Rura had not publicly announced the outcome of bidding by the time the Covid-19 pandemic struck, with its officials indicating that the submitted bids were rejected for failing to meet the revised city transport requirements.
With a cloud of uncertainty now hanging over future investment decisions for current operators, most decried difficulty managing through the turbulent Covid-19 times without urgent bailout.
“Unlike other businesses, for us, we cannot run to the bank because our contracts have expired. Let alone the bank, no lender will agree to deal with you when they are not sure if money will be recovered, there are always questions about what would happen in case you don’t get your license or contract renewed,” said Nille Muneza, manager of Royal Express, one of the three firms plying Kigali City routes.
Other players include Kigali Bus Services (KBS) and Rwanda Federation of Transport Cooperatives (RFTC).
The firms took a hit due to the coronavirus lockdown first imposed in late March, leading to the parking of their fleet with many temporarily laying off workers.
Managers who spoke to Rwanda Today decried making losses weeks after the economy opened up, allowing their operations to resume under strict health and social distancing guidelines that require the fleet to carry only a half or less their capacity.
They say the regulator’s move to increase tariffs by over 40 percent did not help the situation as it is still below incurred revenue losses estimated at 58 percent.
“We are in discussions with Rura to see a possible way out.

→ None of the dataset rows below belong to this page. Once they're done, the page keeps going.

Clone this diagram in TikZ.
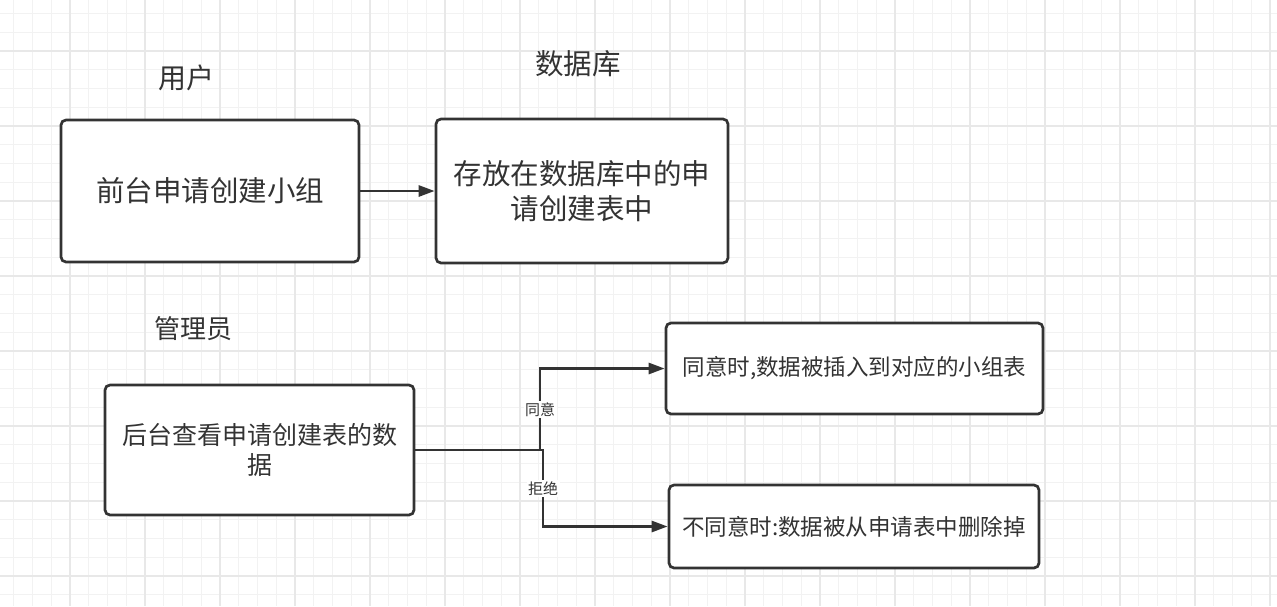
\documentclass[tikz,border=0pt]{standalone}
\usepackage{fontspec}
\setmainfont{Noto Sans CJK SC}
\usetikzlibrary{arrows.meta}
\definecolor{inkgray}{HTML}{333333}
\definecolor{gridminor}{HTML}{F2F2F2}
\definecolor{gridmajor}{HTML}{E8E8E8}

\begin{document}
\begin{tikzpicture}[x=1pt,y=-1pt,
  flowbox/.style={draw=inkgray,line width=2.7pt,rounded corners=5pt,fill=white,
    inner sep=0pt,align=center,text=inkgray},
  flowarrow/.style={draw=inkgray,line width=2.7pt,-{Triangle[length=16pt,width=11pt]}},
  rolelabel/.style={text=inkgray,inner sep=0pt},
  edgelabel/.style={fill=white,text=inkgray,inner sep=1.5pt,font=\fontsize{15}{18}\selectfont}]
  \useasboundingbox (0,0) rectangle (1277,606);
  \fill[white] (0,0) rectangle (1277,606);

  % background grid
  \foreach \i in {0,...,67}
    \draw[gridminor,line width=1.3pt] ({13.75+18.75*\i},0) -- ({13.75+18.75*\i},606);
  \foreach \j in {0,...,31}
    \draw[gridminor,line width=1.3pt] (0,{13.5+18.75*\j}) -- (1277,{13.5+18.75*\j});
  \foreach \i in {0,...,16}
    \draw[gridmajor,line width=1.6pt] ({70+75*\i},0) -- ({70+75*\i},606);
  \foreach \j in {0,...,7}
    \draw[gridmajor,line width=1.6pt] (0,{51+75*\j}) -- (1277,{51+75*\j});

  % roles
  \node[rolelabel,font=\fontsize{28}{34}\selectfont] (user) at (186,78) {用户};
  \node[rolelabel,font=\fontsize{28.5}{34}\selectfont] (db) at (578,64) {数据库};
  \node[rolelabel,font=\fontsize{26}{31}\selectfont] (adminrole) at (193,329) {管理员};

  % boxes
  \node[flowbox,minimum width=298pt,minimum height=142pt,font=\fontsize{28.5}{35}\selectfont]
    (apply) at (210,191) {前台申请创建小组};
  \node[flowbox,minimum width=292pt,minimum height=144pt,font=\fontsize{28.5}{35}\selectfont]
    (store) at (582,191) {存放在数据库中的申\\请创建表中};
  \node[flowbox,minimum width=309pt,minimum height=130pt,font=\fontsize{25}{30}\selectfont]
    (review) at (259.5,450) {后台查看申请创建表的数\\据};
  \node[flowbox,minimum width=377pt,minimum height=91pt,font=\fontsize{22.5}{27}\selectfont]
    (agree) at (854.5,368.5) {同意时,数据被插入到对应的小组表};
  \node[flowbox,minimum width=370pt,minimum height=83pt,font=\fontsize{22.5}{27}\selectfont]
    (reject) at (854,526.5) {不同意时:数据被从申请表中删除掉};

  % connectors
  \coordinate (splitup) at (540,450);
  \coordinate (splitdown) at (543,450);
  \draw[flowarrow] (apply) -- (store);
  \draw[flowarrow] (review.east) -- (splitup) |- node[edgelabel,pos=0.25] (agreelabel) {同意} (agree.west);
  \draw[flowarrow] (review.east) -- (splitdown) |- node[edgelabel,pos=0.25] (rejectlabel) {拒绝} (reject.west);
\end{tikzpicture}
\end{document}
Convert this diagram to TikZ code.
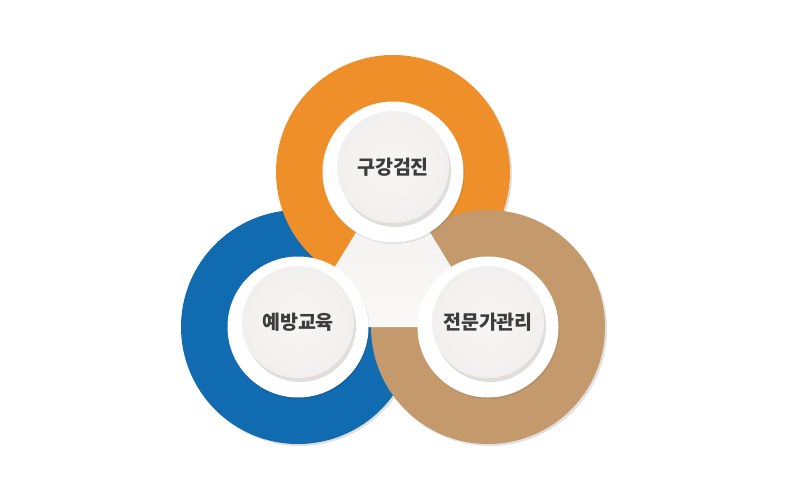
\documentclass[tikz,border=0pt]{standalone}
\usepackage{fontspec}
\newfontfamily\krfont{Noto Sans CJK KR}
\usepackage{xcolor}
\usepackage{tikz}
\usetikzlibrary{shadows,positioning}

\definecolor{ringorange}{HTML}{EE8F2A}
\definecolor{ringblue}{HTML}{106BB0}
\definecolor{ringtan}{HTML}{C49A6C}
\definecolor{discgray}{HTML}{F1F0EE}
\definecolor{discshade}{HTML}{E0DDDA}
\definecolor{labelgray}{HTML}{3C3C3C}

\begin{document}
\begin{tikzpicture}[
    x=1pt, y=-1pt,
    ring/.style={circle, inner sep=0pt, minimum size=234pt,
        drop shadow={shadow xshift=2pt, shadow yshift=-2pt, opacity=0.12, fill=black}},
    plate/.style={circle, fill=white, inner sep=0pt, minimum size=141pt,
        drop shadow={shadow xshift=1pt, shadow yshift=-1.5pt, opacity=0.08, fill=black}},
    disc/.style={circle, inner sep=0pt, minimum size=112pt, inner color=white!40!discgray, outer color=discgray,
        drop shadow={shadow xshift=2pt, shadow yshift=-4pt, opacity=1, fill=discshade},
        font=\krfont\bfseries\fontsize{19.5}{22}\selectfont, text=labelgray},
]
\useasboundingbox (0,0) rectangle (800,500);

% Rings
\node[ring, fill=ringblue] (education) at (298,327) {};
\node[ring, fill=ringorange] (checkup) at (393,172) {};
\node[ring, fill=ringtan] (care) at (488,327) {};

% Center
\shade[top color=discgray, bottom color=white!60!discgray]
    (checkup.center) -- (education.center) -- (care.center) -- cycle;

% Plates
\node[plate] (checkupplate) at (checkup) {};
\node[plate] (educationplate) at (education) {};
\node[plate] (careplate) at (care) {};

% Labels
\node[disc] (checkuplabel) at ([yshift=5pt]checkup) {구강검진};
\node[disc] (educationlabel) at ([yshift=5pt]education) {예방교육};
\node[disc] (carelabel) at ([yshift=5pt]care) {전문가관리};

\end{tikzpicture}
\end{document}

They asked us for some data which we submitted, and they are reviewing them against their parameters of setting tariffs,” said Innocent Twahirwa, managing director at Jali Transport Ltd which runs RFTC.
Some operators argue that without a flexible credit line to help meet running costs until the pandemic is over, the current working conditions would require that the tariffs are doubled on most routes to enable them to compensate for revenue losses arising from carrying half the capacity of buses.